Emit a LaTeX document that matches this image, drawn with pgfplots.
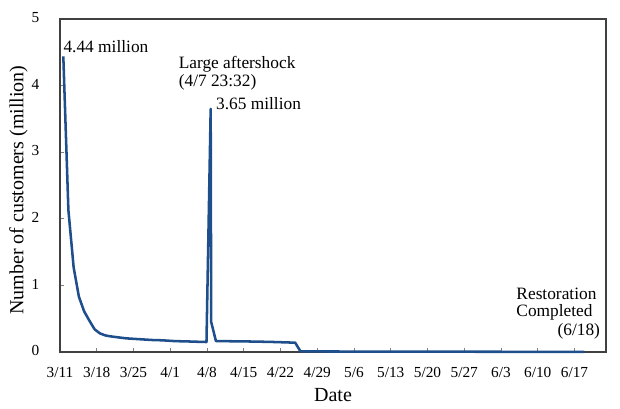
\documentclass[border=0pt]{standalone}
\usepackage{fontspec}
\setmainfont{Liberation Serif}
\usepackage{pgfplots}
\pgfplotsset{compat=1.18}
\definecolor{linecol}{RGB}{31,78,140}
\definecolor{axcol}{RGB}{64,64,64}
\begin{document}
\begin{tikzpicture}
\begin{axis}[
  scale only axis,
  width=409.5pt, height=249.75pt,
  xmin=0, xmax=104, ymin=0, ymax=5,
  clip=false,
  axis line style={axcol, line width=1pt},
  tick style={gray, line width=0.6pt},
  major tick length=3.3pt,
  tick align=inside,
  xtick pos=left, ytick pos=left,
  xtick={0,7,14,21,28,35,42,49,56,63,70,77,84,91,98},
  xticklabels={3/11,3/18,3/25,4/1,4/8,4/15,4/22,4/29,5/6,5/13,5/20,5/27,6/3,6/10,6/17},
  ytick={0,1,2,3,4,5},
  /pgf/number format/assume math mode=true,
  tick label style={font=\fontsize{11.5}{13}\selectfont, text=black},
  xticklabel style={inner sep=0pt, anchor=base, yshift=-18.75pt},
  yticklabel style={inner sep=0pt, anchor=east, xshift=-15.4pt, yshift=1pt},
  xlabel={Date},
  ylabel={Number of customers (million)},
  label style={font=\fontsize{15}{17}\selectfont},
  xlabel style={at={(axis description cs:0.5,0)}, anchor=center, yshift=-32.25pt},
  ylabel style={at={(axis description cs:-0.076,0.486)}, anchor=center, rotate=0},
]
\addplot[linecol, line width=1.9pt, line join=round] coordinates {
(0.63,4.44) (1.6,2.13) (2.6,1.27) (3.6,0.83) (4.6,0.61) (5.6,0.47) (6.6,0.34)
(7.6,0.28) (8.6,0.25) (9.6,0.235) (10.6,0.225) (11.6,0.215) (12.6,0.205)
(13.6,0.20) (14.6,0.195) (15.6,0.19) (16.6,0.185) (17.6,0.18) (18.6,0.178)
(19.6,0.175) (20.6,0.17) (21.6,0.165) (22.6,0.162) (23.6,0.16) (24.6,0.158)
(25.6,0.155) (26.6,0.153) (27.9,0.15) (28.7,3.65) (28.8,0.45) (29.7,0.165)
(32,0.162) (36,0.158) (40,0.152) (44.8,0.14) (45.8,0.01) (50,0.008)
(60,0.006) (70,0.005) (80,0.004) (90,0.003) (99.9,0.002)
};
\node[font=\fontsize{13}{15}\selectfont, inner sep=0pt, anchor=base west] at (axis cs:0.63,4.494) {4.44 million};
\node[font=\fontsize{13}{15}\selectfont, inner sep=0pt, anchor=base west] at (axis cs:22.58,4.26) {Large aftershock};
\node[font=\fontsize{13}{15}\selectfont, inner sep=0pt, anchor=base west] at (axis cs:22.58,3.994) {(4/7 23:32)};
\node[font=\fontsize{13}{15}\selectfont, inner sep=0pt, anchor=base west] at (axis cs:29.7,3.634) {3.65 million};
\node[font=\fontsize{13}{15}\selectfont, inner sep=0pt, anchor=base west] at (axis cs:86.9,0.791) {Restoration};
\node[font=\fontsize{13}{15}\selectfont, inner sep=0pt, anchor=base west] at (axis cs:86.9,0.53) {Completed};
\node[font=\fontsize{13}{15}\selectfont, inner sep=0pt, anchor=base east] at (axis cs:102.9,0.255) {(6/18)};
\end{axis}
\pgfresetboundingbox
\path[use as bounding box] ([xshift=-45pt,yshift=-42pt]current axis.south west) rectangle ([xshift=10.5pt,yshift=14.25pt]current axis.north east);
\end{tikzpicture}
\end{document}
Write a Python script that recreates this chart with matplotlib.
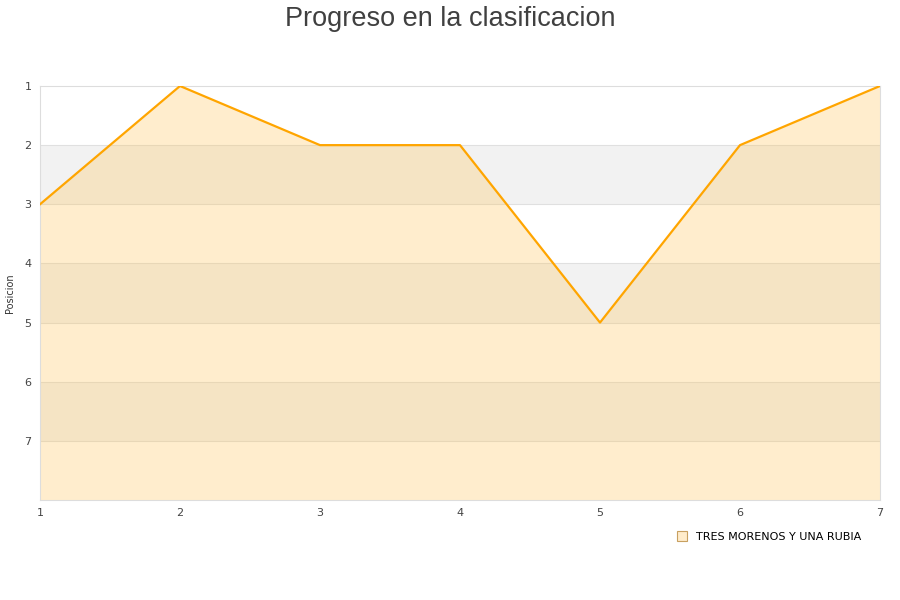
import numpy as np
import matplotlib.pyplot as plt
from matplotlib.lines import Line2D

# datos
jornadas = [1, 2, 3, 4, 5, 6, 7]
posicion = [3, 1, 2, 2, 5, 2, 1]
equipo = "TRES MORENOS Y UNA RUBIA"

fig = plt.figure(figsize=(9, 6), dpi=100)
ax = fig.add_axes([40 / 900, 100 / 600, 840 / 900, 414 / 600])

# bandas alternas
for i in range(1, 8):
    if i % 2 == 0:
        ax.axhspan(i, i + 1, color="#f2f2f2", zorder=0, lw=0)
for i in range(2, 8):
    ax.axhline(i, color="#e0e0e0", lw=0.8, zorder=1)

ax.fill_between(jornadas, posicion, 8, color="#ffc04d", alpha=0.28, lw=0, zorder=2)
ax.plot(jornadas, posicion, color="#ffa500", lw=1.6, zorder=3)

ax.set_xlim(1, 7)
ax.set_ylim(8, 1)
ax.set_yticks(range(1, 8))
ax.set_xticks(jornadas)
ax.tick_params(length=0, labelsize=8, colors="#444444", pad=6)
for s in ax.spines.values():
    s.set_color("#dddddd")
ax.set_ylabel("Posicion", fontsize=7, color="#333333", labelpad=7)

fig.text(0.5, 0.99, "Progreso en la clasificacion", ha="center", va="top",
         fontsize=19.5, color="#404040", family="Liberation Sans")

handle = Line2D([], [], marker="s", ls="", markersize=7,
                markerfacecolor="#ffeccb", markeredgecolor="#c8a060", markeredgewidth=0.8)
fig.legend([handle], [equipo], loc="center right", bbox_to_anchor=(0.968, 0.105),
           frameon=False, fontsize=8, handletextpad=0.3)

fig.savefig("out.png", dpi=100)
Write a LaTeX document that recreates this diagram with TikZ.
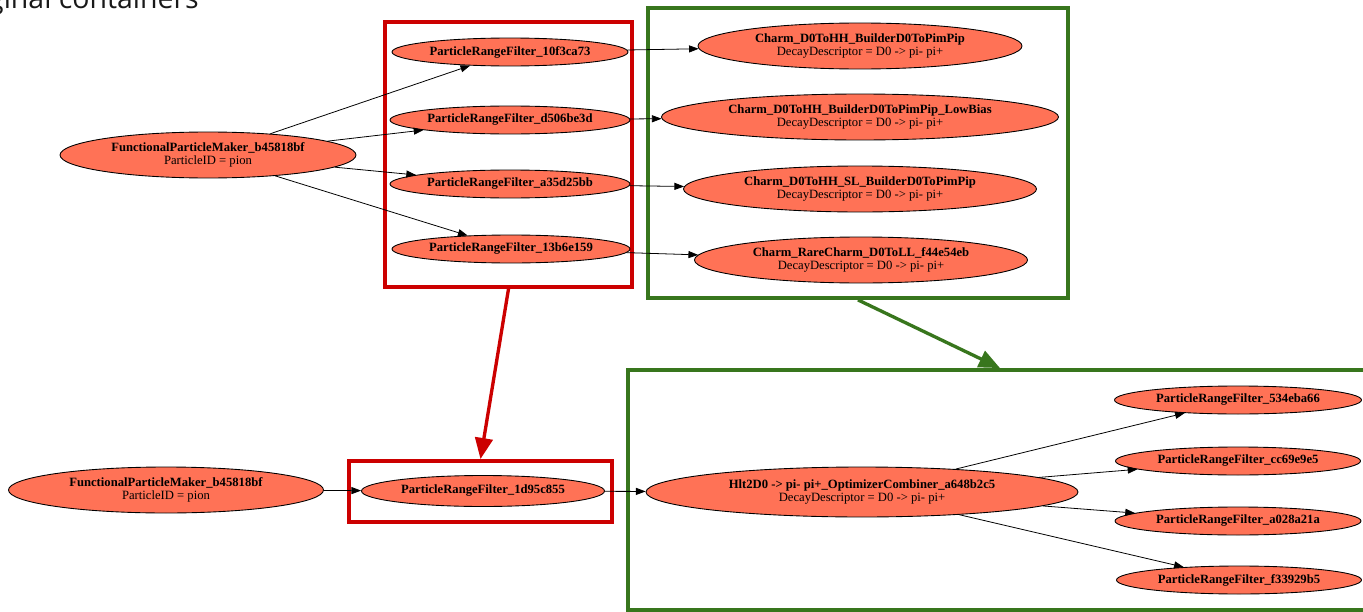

──────────

Leave the pictures out and write out every entry exactly as given.

Emit a LaTeX document that matches this image, drawn with pgfplots.
\documentclass[border=0pt]{standalone}
\usepackage{fontspec}
\setmainfont{Liberation Serif}
\usepackage{pgfplots}
\pgfplotsset{compat=1.18}
\definecolor{linecol}{RGB}{31,78,140}
\definecolor{axcol}{RGB}{64,64,64}
\begin{document}
\begin{tikzpicture}
\begin{axis}[
  scale only axis,
  width=409.5pt, height=249.75pt,
  xmin=0, xmax=104, ymin=0, ymax=5,
  clip=false,
  axis line style={axcol, line width=1pt},
  tick style={gray, line width=0.6pt},
  major tick length=3.3pt,
  tick align=inside,
  xtick pos=left, ytick pos=left,
  xtick={0,7,14,21,28,35,42,49,56,63,70,77,84,91,98},
  xticklabels={3/11,3/18,3/25,4/1,4/8,4/15,4/22,4/29,5/6,5/13,5/20,5/27,6/3,6/10,6/17},
  ytick={0,1,2,3,4,5},
  /pgf/number format/assume math mode=true,
  tick label style={font=\fontsize{11.5}{13}\selectfont, text=black},
  xticklabel style={inner sep=0pt, anchor=base, yshift=-18.75pt},
  yticklabel style={inner sep=0pt, anchor=east, xshift=-15.4pt, yshift=1pt},
  xlabel={Date},
  ylabel={Number of customers (million)},
  label style={font=\fontsize{15}{17}\selectfont},
  xlabel style={at={(axis description cs:0.5,0)}, anchor=center, yshift=-32.25pt},
  ylabel style={at={(axis description cs:-0.076,0.486)}, anchor=center, rotate=0},
]
\addplot[linecol, line width=1.9pt, line join=round] coordinates {
(0.63,4.44) (1.6,2.13) (2.6,1.27) (3.6,0.83) (4.6,0.61) (5.6,0.47) (6.6,0.34)
(7.6,0.28) (8.6,0.25) (9.6,0.235) (10.6,0.225) (11.6,0.215) (12.6,0.205)
(13.6,0.20) (14.6,0.195) (15.6,0.19) (16.6,0.185) (17.6,0.18) (18.6,0.178)
(19.6,0.175) (20.6,0.17) (21.6,0.165) (22.6,0.162) (23.6,0.16) (24.6,0.158)
(25.6,0.155) (26.6,0.153) (27.9,0.15) (28.7,3.65) (28.8,0.45) (29.7,0.165)
(32,0.162) (36,0.158) (40,0.152) (44.8,0.14) (45.8,0.01) (50,0.008)
(60,0.006) (70,0.005) (80,0.004) (90,0.003) (99.9,0.002)
};
\node[font=\fontsize{13}{15}\selectfont, inner sep=0pt, anchor=base west] at (axis cs:0.63,4.494) {4.44 million};
\node[font=\fontsize{13}{15}\selectfont, inner sep=0pt, anchor=base west] at (axis cs:22.58,4.26) {Large aftershock};
\node[font=\fontsize{13}{15}\selectfont, inner sep=0pt, anchor=base west] at (axis cs:22.58,3.994) {(4/7 23:32)};
\node[font=\fontsize{13}{15}\selectfont, inner sep=0pt, anchor=base west] at (axis cs:29.7,3.634) {3.65 million};
\node[font=\fontsize{13}{15}\selectfont, inner sep=0pt, anchor=base west] at (axis cs:86.9,0.791) {Restoration};
\node[font=\fontsize{13}{15}\selectfont, inner sep=0pt, anchor=base west] at (axis cs:86.9,0.53) {Completed};
\node[font=\fontsize{13}{15}\selectfont, inner sep=0pt, anchor=base east] at (axis cs:102.9,0.255) {(6/18)};
\end{axis}
\pgfresetboundingbox
\path[use as bounding box] ([xshift=-45pt,yshift=-42pt]current axis.south west) rectangle ([xshift=10.5pt,yshift=14.25pt]current axis.north east);
\end{tikzpicture}
\end{document}
Write a Python script that recreates this chart with matplotlib.
import numpy as np
import matplotlib.pyplot as plt
from matplotlib.lines import Line2D

# datos
jornadas = [1, 2, 3, 4, 5, 6, 7]
posicion = [3, 1, 2, 2, 5, 2, 1]
equipo = "TRES MORENOS Y UNA RUBIA"

fig = plt.figure(figsize=(9, 6), dpi=100)
ax = fig.add_axes([40 / 900, 100 / 600, 840 / 900, 414 / 600])

# bandas alternas
for i in range(1, 8):
    if i % 2 == 0:
        ax.axhspan(i, i + 1, color="#f2f2f2", zorder=0, lw=0)
for i in range(2, 8):
    ax.axhline(i, color="#e0e0e0", lw=0.8, zorder=1)

ax.fill_between(jornadas, posicion, 8, color="#ffc04d", alpha=0.28, lw=0, zorder=2)
ax.plot(jornadas, posicion, color="#ffa500", lw=1.6, zorder=3)

ax.set_xlim(1, 7)
ax.set_ylim(8, 1)
ax.set_yticks(range(1, 8))
ax.set_xticks(jornadas)
ax.tick_params(length=0, labelsize=8, colors="#444444", pad=6)
for s in ax.spines.values():
    s.set_color("#dddddd")
ax.set_ylabel("Posicion", fontsize=7, color="#333333", labelpad=7)

fig.text(0.5, 0.99, "Progreso en la clasificacion", ha="center", va="top",
         fontsize=19.5, color="#404040", family="Liberation Sans")

handle = Line2D([], [], marker="s", ls="", markersize=7,
                markerfacecolor="#ffeccb", markeredgecolor="#c8a060", markeredgewidth=0.8)
fig.legend([handle], [equipo], loc="center right", bbox_to_anchor=(0.968, 0.105),
           frameon=False, fontsize=8, handletextpad=0.3)

fig.savefig("out.png", dpi=100)
Write a LaTeX document that recreates this diagram with TikZ.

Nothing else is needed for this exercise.